XXX CONGRÈS DE L’ASSOCIATION POUR L’ENSEIGNEMENT DE LA PÉDIATRIE EN EUROPE (A.E.P.E.)
jeudi 14 – vendredi 15 septembre 2000
LONDON. U.K.

La médecine du nouveau-né : contraintes d’aujourd’hui et horizons de demain
Pierre Lequien
France

Une trentaine d’années ont été nécessaires pour que la néonatologie trouve sa place entre l’obstétrique et la pédiatrie, en observant toutefois que sa conception et son organisation peuvent différer sensiblement suivant qu’elle s’est développée au sein des services de pédiatrie ou à l’intérieur des maternités.

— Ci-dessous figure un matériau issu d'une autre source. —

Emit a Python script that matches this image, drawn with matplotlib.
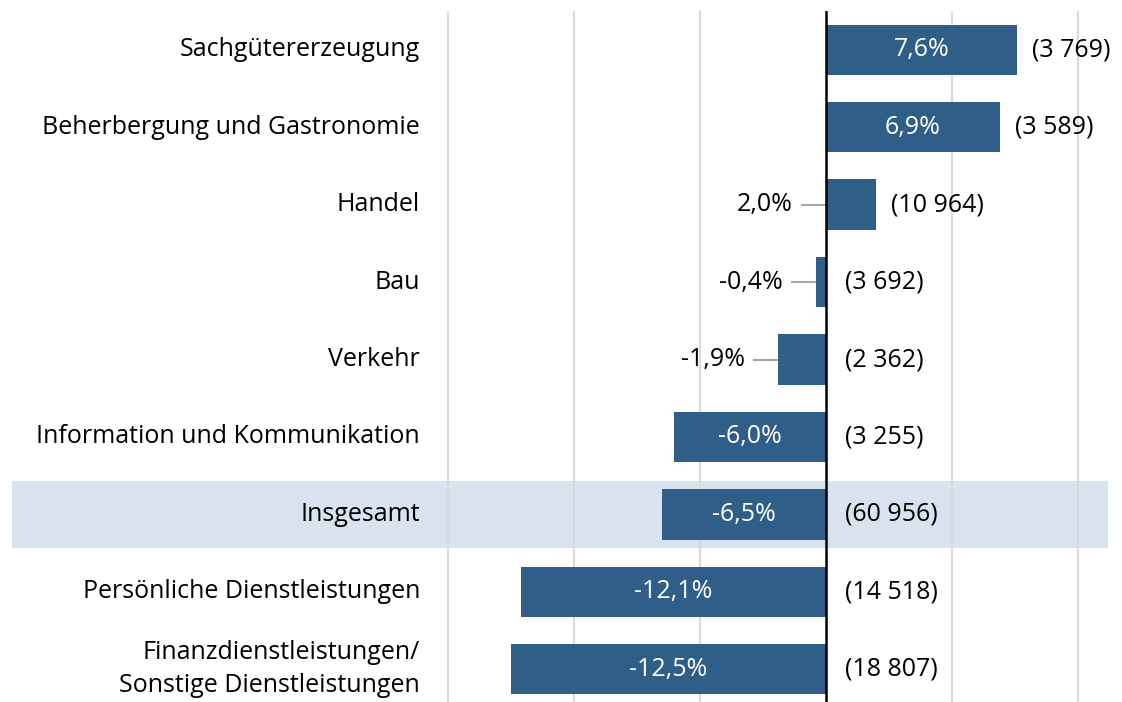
import matplotlib.pyplot as plt
from matplotlib.patches import Rectangle
import matplotlib.transforms as mtransforms

plt.rcParams['font.family'] = ['Open Sans', 'DejaVu Sans']

# ==================== Daten ====================
categories = ['Sachgütererzeugung', 'Beherbergung und Gastronomie', 'Handel', 'Bau',
              'Verkehr', 'Information und Kommunikation', 'Insgesamt',
              'Persönliche Dienstleistungen',
              'Finanzdienstleistungen/\nSonstige Dienstleistungen']
changes = [7.6, 6.9, 2.0, -0.4, -1.9, -6.0, -6.5, -12.1, -12.5]
counts = ['(3 769)', '(3 589)', '(10 964)', '(3 692)', '(2 362)', '(3 255)',
          '(60 956)', '(14 518)', '(18 807)']
highlight = 'Insgesamt'
# ===============================================

bar_color = '#2F5E88'
band_color = '#D9E3EF'
W, H = 1122, 702
FS = 18

fig = plt.figure(figsize=(W / 100, H / 100), dpi=100)
# Zeilen: erste Mitte bei y=48 px, Abstand ~77.4 px
ax = fig.add_axes([435 / W, -6 / H, (1108 - 435) / W, (708 - 11) / H])

n = len(categories)
ypos = list(range(n))
ax.set_xlim(-15.5, 11.2)
ax.set_ylim(n - 0.5, -0.5)

for s in ax.spines.values():
    s.set_visible(False)
ax.set_xticks([-15, -10, -5, 5, 10])
ax.set_xticklabels([])
ax.tick_params(length=0)
ax.set_yticks([])
ax.grid(axis='x', color='#D9D9D9', linewidth=1.5)
ax.set_axisbelow(True)

# Band für Insgesamt, reicht bis in den Beschriftungsbereich
trans = mtransforms.blended_transform_factory(fig.transFigure, ax.transData)
for i, cat in enumerate(categories):
    if cat == highlight:
        ax.add_patch(Rectangle((12 / W, i - 0.43), (1108 - 12) / W, 0.86,
                               transform=trans, facecolor=band_color,
                               edgecolor='none', zorder=0, clip_on=False))

ax.barh(ypos, changes, height=0.65, color=bar_color, zorder=2)
ax.axvline(0, color='black', linewidth=1.8, zorder=3)

for i, (cat, v, c) in enumerate(zip(categories, changes, counts)):
    ax.text(-16.1, i, cat, ha='right', va='center', fontsize=FS,
            linespacing=1.4, clip_on=False)
    lbl = f'{v:.1f}%'.replace('.', ',')
    if abs(v) >= 5:
        ax.text(v / 2, i, lbl, ha='center', va='center', fontsize=FS,
                color='white', zorder=4)
    else:
        start = min(v, 0)
        ax.plot([start, start - 0.95], [i, i], color='#A6A6A6',
                linewidth=1.5, zorder=1)
        ax.text(start - 1.3, i, lbl, ha='right', va='center', fontsize=FS)
    xc = v + 0.6 if v > 0 else 0.75
    ax.text(xc, i, c, ha='left', va='center', fontsize=FS)

fig.savefig('out.png', dpi=100)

Dans tous les cas, la néonatologie s’est imposée à partir d’un constat préalable : le nouveau-né n’est pas plus un « petit enfant » que l’enfant n’est un « petit adulte ». Elle implique la maîtrise de la connaissance de la physiologie et de la pathologie de l’adaptation à la vie extra-utérine. Mais son champ s’étend aussi en amont et en aval de la naissance. En collaboration avec l’obstétricien autour du foetus, le néonatologiste est un « périnatologiste ». Au delà de la période périnatale, il doit impérativement s’impliquer dans le suivi à moyen et long terme des enfants à risque de séquelles des affections périnatales et de leurs traitements.
Il est clair, désormais, que, loin de se résumer à quelques gestes techniques, la néonatologie est une médecine du nouveau-né dans toute l’acception du terme, incluant tout autant la dimension préventive et sociale que la technicité imposée par les soins intensifs.
Pour satisfaire à toutes les exigences de son métier, le néonatologiste doit recevoir une formation complexe dont trois aspects doivent être soulignés. La formation purement clinique, longue et difficile, doit être privilégiée. Le néonatologiste doit être capable de mener un interrogatoire pertinent, incluant l’histoire de la famille, de la mère, de la grossesse, de l’accouchement. Il doit être initié à l’observation, préalable au choix des hypothèses diagnostiques et des examens paracliniques. Il doit être préparé à sa fonction de gestionnaire, d’une équipe, d’un budget, d’un réseau de soins, en maîtrisant notamment les techniques d’évaluation. Il doit recevoir enfin une formation en sciences sociales et humaines : ces connaissances seront indispensables pour alimenter sa réflexion et inspirer sa conduite dans des domaines aussi cruciaux que la relation avec les familles, l’animation de l’équipe soignante et la discussion des observations réclamant des décisions relevant de l’éthique.
L’extraordinaire évolution de cette discipline depuis trente ans incite à la prudence celui qui prétend scruter l’horizon de demain.
Il est néanmoins possible d’entrevoir des pistes.
Plusieurs éléments invitent à penser que la prochaine évolution devrait prendre la forme d’une désescalade.
&Mac183; Un consensus semble se dessiner en faveur d’une limitation inférieure de la prise en charge active des prématurissimes à 24 semaines en privilégiant l’investissement dans la prévention de l’extrême prématurité.
&Mac183; Les attitudes moins invasives, moins agressives, sont actuellement prioritaires, qu’il s’agisse de monitorage ou de traitement. A titre d’exemple, la corticothérapie anténatale, la CPAP nasale et les surfactants exogènes ont dès maintenant restreint la place de la ventilation mécanique. Le monoxyde d’azote entraîne une diminution sensible des indications d’ECMO. Le « no touch » résume la politique de prise en charge des grands prématurés en Scandinavie, en même temps que, quinze ans après les premières publications de Heideliese Als, on assiste à une recrudescence d’intérêt pour des soins personnalisés (NIDCAP).
Il n’est pas déraisonnable dans ces conditions de prédire l’avènement d’une néonatologie moins technique et plus humaniste, fortement inspirée par le souci de la neurologie et de la psychologie du développement. Si l’objectif des trente dernières années a été de diminuer la mortalité péri et néonatale, celui des années à venir devrait être d’améliorer la qualité de la survie. Le nécessaire rapprochement des sciences cognitives devra être pris en compte dans la formation des futurs néonatologistes.
Il appartiendra enfin aux formateurs de concilier efficacement les exigences de leur indispensable activité de recherche et la disponibilité à l’égard des pédiatres en formation : ce n’est pas le moindre challenge.